The real estate market’s down cycle is also contributing to the pressure on struggling homeowners by making it harder to quickly offload their assets at a price that can cover their loans, said Dick Ip, assistant vice-president at Pan Asian Mortgage Advisory.
Vicious cycle
The impact on the banking sector, though, has been minimal. The number of residential mortgage loans given by banks subject to foreclosure, receivership or similar legal actions stood at 282 at the end of June, representing an increase of 24 cases compared to end-2022, according to the Hong Kong Monetary Authority (HKMA). The delinquency ratio was 0.07 per cent at the end of June, HKMA said.
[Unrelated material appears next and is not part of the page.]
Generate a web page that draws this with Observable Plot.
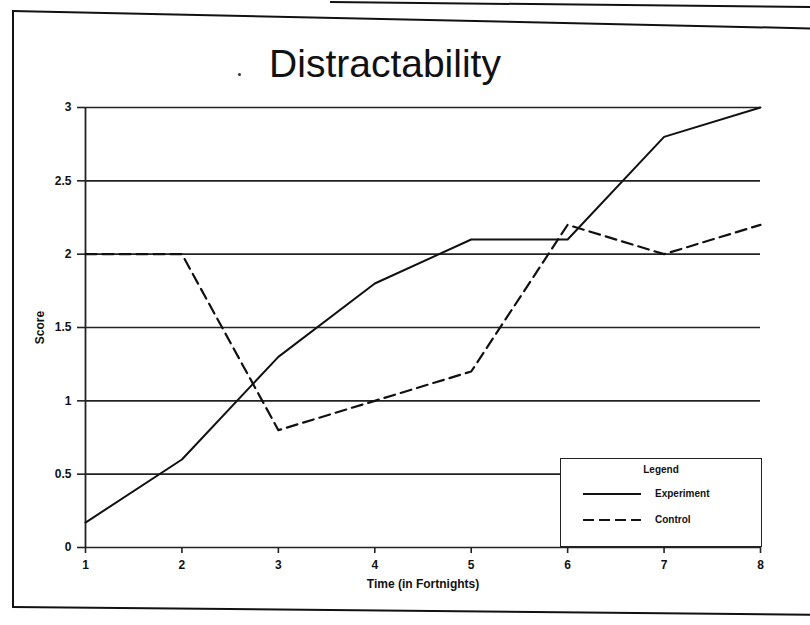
<!DOCTYPE html>
<html>
<head>
<meta charset="utf-8">
<script src="https://cdn.jsdelivr.net/npm/d3@7"></script>
<script src="https://cdn.jsdelivr.net/npm/@observablehq/plot@0.6"></script>
<style>
  html, body { margin: 0; padding: 0; background: #fff; }
  #wrap { position: relative; width: 810px; height: 625px; overflow: hidden; font-family: "Liberation Sans", Arial, sans-serif; }
  #chart { position: absolute; left: 0; top: 0; }
  .edge { position: absolute; background: #111; transform-origin: 0 0; }
  #title { position: absolute; left: 0; width: 770px; top: 42px; text-align: center; font-size: 39px; color: #111; }
  #dot { position: absolute; left: 238px; top: 73px; width: 3px; height: 3px; background: #333; border-radius: 50%; }
  #legend { position: absolute; left: 560px; top: 458px; width: 200px; height: 87px; border: 1.5px solid #222; background: #fff; font-size: 10px; font-weight: bold; color: #111; }
  #legend .ttl { position: absolute; left: 0; width: 100%; top: 5px; text-align: center; }
  #legend .row { position: absolute; left: 22px; display: flex; align-items: center; }
  #legend .row span { margin-left: 14px; }
</style>
</head>
<body>
<div id="wrap">
  <div id="chart"></div>
  <div class="edge" style="left:12px; top:12px; width:2px; height:596px;"></div>
  <div class="edge" style="left:12px; top:10px; width:800px; height:2px; transform: rotate(1.25deg);"></div>
  <div class="edge" style="left:330px; top:1px; width:490px; height:2px; transform: rotate(0.6deg);"></div>
  <div class="edge" style="left:12px; top:606px; width:800px; height:2px; transform: rotate(0.55deg);"></div>
  <div id="title">Distractability</div>
  <div id="dot"></div>
  <div id="legend">
    <div class="ttl">Legend</div>
    <div class="row" style="top:29px;"><svg width="58" height="6"><line x1="0" y1="3" x2="58" y2="3" stroke="#111" stroke-width="2"/></svg><span>Experiment</span></div>
    <div class="row" style="top:55px;"><svg width="58" height="6"><line x1="0" y1="3" x2="58" y2="3" stroke="#111" stroke-width="2" stroke-dasharray="11,5"/></svg><span>Control</span></div>
  </div>
</div>
<script>
const fortnights = [1, 2, 3, 4, 5, 6, 7, 8];
const experiment = [0.17, 0.6, 1.3, 1.8, 2.1, 2.1, 2.8, 3.0];
const control = [2.0, 2.0, 0.8, 1.0, 1.2, 2.2, 2.0, 2.2];
const yTicks = [0, 0.5, 1, 1.5, 2, 2.5, 3];

const expData = fortnights.map((t, i) => ({t, v: experiment[i]}));
const ctlData = fortnights.map((t, i) => ({t, v: control[i]}));

const chart = Plot.plot({
  width: 810,
  height: 625,
  marginLeft: 85,
  marginRight: 50,
  marginTop: 107,
  marginBottom: 78,
  style: {fontFamily: "Liberation Sans, Arial, sans-serif", fontSize: "12px", fontWeight: "bold", color: "#111", background: "transparent"},
  x: {domain: [1, 8]},
  y: {domain: [0, 3]},
  marks: [
    Plot.ruleY(yTicks, {stroke: "#222", strokeWidth: 1.6}),
    Plot.ruleX([1], {stroke: "#222", strokeWidth: 1.8}),
    Plot.axisY({ticks: yTicks, tickSize: 8, tickPadding: 6, tickFormat: d => String(d), label: "Score", labelAnchor: "center", labelArrow: "none", labelOffset: 50, stroke: "#222", strokeWidth: 1.6}),
    Plot.axisX({ticks: fortnights, tickSize: 6, tickPadding: 7, tickFormat: d => d, label: "Time (in Fortnights)", labelAnchor: "center", labelArrow: "none", labelOffset: 40, stroke: "#222", strokeWidth: 1.6}),
    Plot.line(expData, {x: "t", y: "v", stroke: "#111", strokeWidth: 2}),
    Plot.line(ctlData, {x: "t", y: "v", stroke: "#111", strokeWidth: 2.2, strokeDasharray: "11,6"})
  ]
});
document.getElementById("chart").appendChild(chart);
</script>
</body>
</html>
Still, house prices may fall another 5 per cent in the second half of the year, said Louis Chan, the head of Centaline’s residential division, which will create a vicious cycle as borrowers are discouraged to repay loans when their debt outsizes property value.
“The total number of foreclosed properties could increase to more than 1,000,” Chan said.
Back at the auctions, the bidders remain reluctant. Attending her first sale is Anita Lam, who has her eye on an apartment in the Tsim Sha Tsui area. It is close to where she lives now and provides an opportunity for an upgrade at a bargain price. But her bids do not reach the minimum price and she will not go further.